Nevertheless, Ilsa Lund proves Kant’s view that the ethical claim, especially the one based on a rational duty, forms the highest claim. It happens when she accepts to use the letter that Rick Blaine has to transfer to Canada with her husband, despite the fact that she has also told Rick Blaine that she is in love with him. To her, that is not a crime, provided she can give in to assist them flee to Canada. Ilsa Lund’s actions are opposite of what Mill views in terms of utilitarianism, because the letter of transit is only used to transfer two people, while the rest of the refugees are left stranded in Casablanca (Auge, 2009).
The other character in the movie that displays both Kant and Mill’s view on the good and the evil is Victor Laszlo. When he discovers that Rick is holding an important transit letter, he contemplates letting him take away his wife despite the fact that he knows that the two are still in love. Laszlo feels a categorical imperative responsibility to protect his wife even if it means letting her go away with another man. He also sings patriotic songs in the wake of adversary that is facing his fellow refugees. He is concerned with the wellbeing of everyone stranded in Casablanca just as he is. However, Laszlo betrays his intention of good for all when he accepts to leave for America with his wife Lund after he realizes that actually Rick would be willing to let him go.

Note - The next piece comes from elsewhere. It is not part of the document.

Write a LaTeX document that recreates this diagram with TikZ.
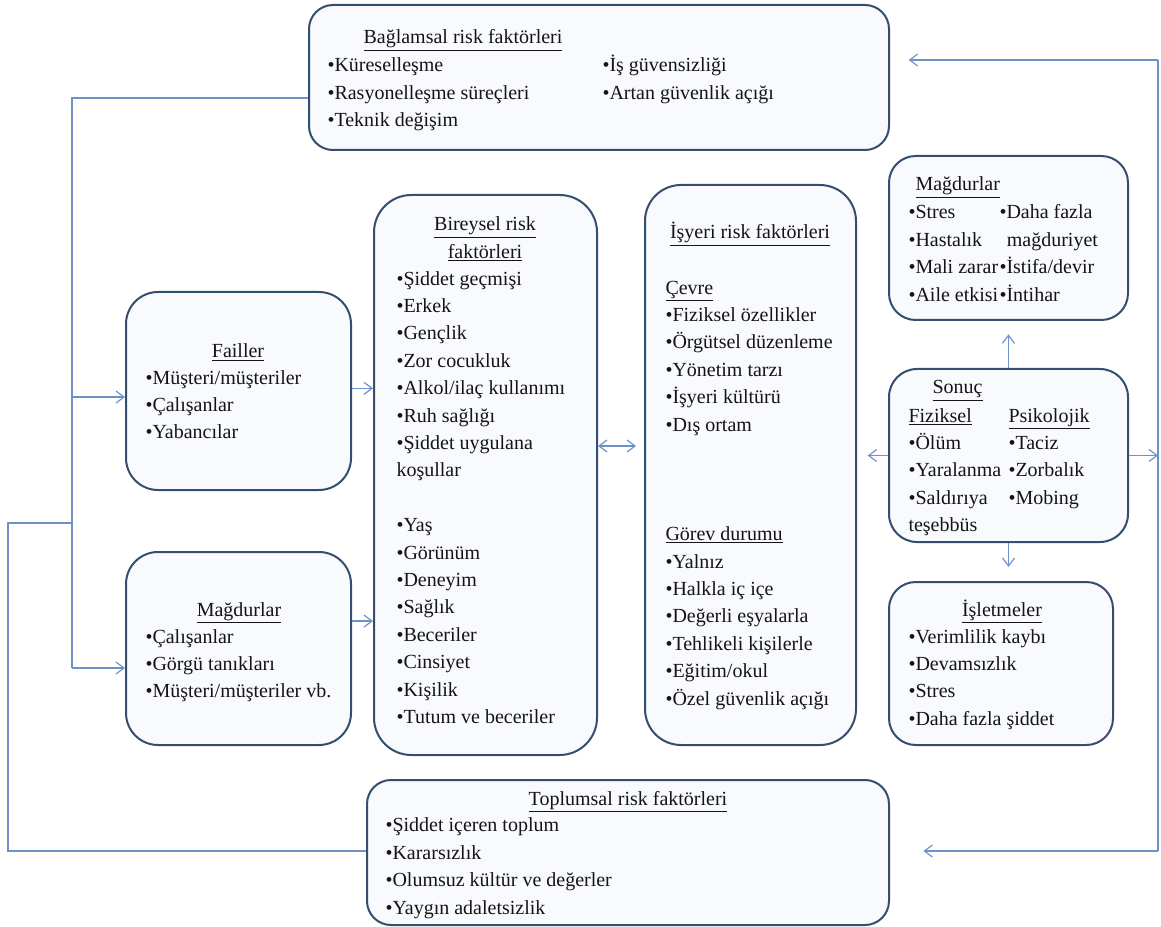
\documentclass[tikz,border=0pt]{standalone}
\usepackage{fontspec}
\setmainfont{Liberation Serif}
\usetikzlibrary{arrows.meta}

\tikzset{every picture/.style={line width=0.75pt}}
\tikzset{
  riskbox/.style={draw={rgb, 255:red, 52; green, 78; blue, 110}, line width=1.5pt, fill={rgb, 255:red, 248; green, 250; blue, 253}, inner sep=0pt},
  link/.style={color={rgb, 255:red, 110; green, 146; blue, 200}, line width=0.9pt},
  tip/.style={-{Straight Barb[length=6pt,width=9pt]}},
  tips/.style={{Straight Barb[length=6pt,width=9pt]}-{Straight Barb[length=6pt,width=9pt]}},
  txt/.style={anchor=base west, inner sep=0pt, align=left, text={rgb, 255:red, 20; green, 20; blue, 20}, font=\fontsize{15pt}{20.55pt}\selectfont},
  ttl/.style={txt, anchor=base, align=center}
}

\begin{document}
\begin{tikzpicture}[x=0.75pt,y=0.75pt,yscale=-1,xscale=1]
    \useasboundingbox (0,0) rectangle (1161,927);

    %Shape: Rounded Rect [id:bag]
    \node[riskbox, minimum width=435pt, minimum height=108.75pt, rounded corners=18pt] (bag) at (599,77.5) {};
    %Shape: Rounded Rect [id:fail]
    \node[riskbox, minimum width=168.75pt, minimum height=148.5pt, rounded corners=24pt] (fail) at (238.5,391) {};
    %Shape: Rounded Rect [id:magL]
    \node[riskbox, minimum width=168.75pt, minimum height=144.75pt, rounded corners=24pt] (magL) at (238.5,648.5) {};
    %Shape: Rounded Rect [id:bir]
    \node[riskbox, minimum width=167.25pt, minimum height=420pt, rounded corners=28pt] (bir) at (485.5,475) {};
    %Shape: Rounded Rect [id:isy]
    \node[riskbox, minimum width=158.25pt, minimum height=420pt, rounded corners=27pt] (isy) at (750.5,465) {};
    %Shape: Rounded Rect [id:magR]
    \node[riskbox, minimum width=179.25pt, minimum height=123pt, rounded corners=20pt] (magR) at (1008.5,238) {};
    %Shape: Rounded Rect [id:son]
    \node[riskbox, minimum width=179.25pt, minimum height=129.75pt, rounded corners=21pt] (son) at (1008.5,455.5) {};
    %Shape: Rounded Rect [id:isl]
    \node[riskbox, minimum width=168pt, minimum height=122.25pt, rounded corners=20pt] (isl) at (1001,663.5) {};
    %Shape: Rounded Rect [id:top]
    \node[riskbox, minimum width=391.5pt, minimum height=108.75pt, rounded corners=18pt] (top) at (628,852.5) {};

    %Straight Lines [id:trunk]
    \coordinate (trTop) at (72,98);
    \coordinate (trMid) at (72,523);
    \coordinate (trBot) at (72,668);
    \coordinate (loopA) at (8,523);
    \coordinate (loopB) at (8,851);
    \draw [link] (bag.west |- trTop) -- (trTop) -- (trBot) ;
    \draw [link, tip] ([yshift=4.5pt]fail.west -| trTop) -- ([yshift=4.5pt]fail.west) ;
    \draw [link, tip] (trBot) -- (trBot -| magL.west) ;
    \draw [link] (top.west |- loopB) -- (loopB) -- (loopA) -- (trMid) ;
    %Straight Lines [id:right]
    \coordinate (rTop) at (1158,60);
    \coordinate (rBot) at (1158,851);
    \draw [link] (rTop) -- (rBot) ;
    \draw [link, tip, shorten >=14pt] (rTop) -- (rTop -| bag.east) ;
    \draw [link, tip, shorten >=25pt] (rBot) -- (rBot -| top.east) ;
    \draw [link, tip] (son.east) -- (son.east -| rTop) ;
    %Straight Lines [id:between]
    \draw [link, tip] ([yshift=-2pt]fail.east) -- ([yshift=-2pt]fail.east -| bir.west) ;
    \draw [link, tip] ([yshift=-20.6pt]magL.east) -- ([yshift=-20.6pt]magL.east -| bir.west) ;
    \draw [link, tips, shorten >=6pt] ([yshift=-21.75pt]bir.east) -- ([yshift=-21.75pt]bir.east -| isy.west) ;
    \draw [link, tip, shorten >=8pt] (son.west) -- (son.west -| isy.east) ;
    \draw [link, tip, shorten >=10pt] (son.north) -- (son.north |- magR.south) ;
    \draw [link, tip, shorten >=10.5pt] (son.south) -- (son.south |- isl.north) ;

    % Text Node (anchored at the baseline of the last line)
    \node[ttl] (bagT) at (463,44) {\underline{Bağlamsal risk faktörleri}};
    % Text Node
    \node[txt] (bagL) at (327,126.8) {•Küreselleşme\\•Rasyonelleşme süreçleri\\•Teknik değişim};
    % Text Node
    \node[txt] (bagR) at (602,99.4) {•İş güvensizliği\\•Artan güvenlik açığı};
    % Text Node
    \node[ttl] (failT) at (238,358) {\underline{Failler}};
    % Text Node
    \node[txt] (failL) at (145,438.8) {•Müşteri/müşteriler\\•Çalışanlar\\•Yabancılar};
    % Text Node
    \node[ttl] (magLT) at (239,616) {\underline{Mağdurlar}};
    % Text Node
    \node[txt] (magLL) at (145,697.8) {•Çalışanlar\\•Görgü tanıkları\\•Müşteri/müşteriler vb.};
    % Text Node
    \node[ttl] (birT) at (485,258.4) {\underline{Bireysel risk}\\\underline{faktörleri}};
    % Text Node
    \node[txt] (birL) at (396,723.4) {•Şiddet geçmişi\\•Erkek\\•Gençlik\\•Zor cocukluk\\•Alkol/ilaç kullanımı\\•Ruh sağlığı\\•Şiddet uygulana\\koşullar\\[20.55pt]•Yaş\\•Görünüm\\•Deneyim\\•Sağlık\\•Beceriler\\•Cinsiyet\\•Kişilik\\•Tutum ve beceriler};
    % Text Node
    \node[ttl] (isyT) at (750,239) {\underline{İşyeri risk faktörleri}};
    % Text Node
    \node[txt] (isyL) at (665,705) {\underline{Çevre}\\•Fiziksel özellikler\\•Örgütsel düzenleme\\•Yönetim tarzı\\•İşyeri kültürü\\•Dış ortam\\[61.65pt]\underline{Görev durumu}\\•Yalnız\\•Halkla iç içe\\•Değerli eşyalarla\\•Tehlikeli kişilerle\\•Eğitim/okul\\•Özel güvenlik açığı};
    % Text Node
    \node[txt] (magRT) at (915,191) {\underline{Mağdurlar}};
    % Text Node
    \node[txt] (magRL) at (908,301.2) {•Stres\\•Hastalık\\•Mali zarar\\•Aile etkisi};
    % Text Node
    \node[txt] (magRR) at (999,301.2) {•Daha fazla\\\hspace{5.5pt}mağduriyet\\•İstifa/devir\\•İntihar};
    % Text Node
    \node[txt] (sonT) at (932,394) {\underline{Sonuç}};
    % Text Node
    \node[txt] (sonL) at (908,531.6) {\underline{Fiziksel}\\•Ölüm\\•Yaralanma\\•Saldırıya\\teşebbüs};
    % Text Node
    \node[txt] (sonR) at (1008,504.2) {\underline{Psikolojik}\\•Taciz\\•Zorbalık\\•Mobing};
    % Text Node
    \node[ttl] (islT) at (1002,616) {\underline{İşletmeler}};
    % Text Node
    \node[txt] (islL) at (908,725.2) {•Verimlilik kaybı\\•Devamsızlık\\•Stres\\•Daha fazla şiddet};
    % Text Node
    \node[ttl] (topT) at (628,805) {\underline{Toplumsal risk faktörleri}};
    % Text Node
    \node[txt] (topL) at (385,914) {•Şiddet içeren toplum\\•Kararsızlık\\•Olumsuz kültür ve değerler\\•Yaygın adaletsizlik};

\end{tikzpicture}
\end{document}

In conclusion, Kant and Mill’s views on the good and evil were contrasting each other. However, in the actual life, people occasionally can display both Kant’s view of categorical imperative and Mill’s view of greatest good for all through their relationships and actions. In the film Casablanca, the main characters display each point at one time as they continue to associate with people; moving from good intentions to bad intentions occasionally.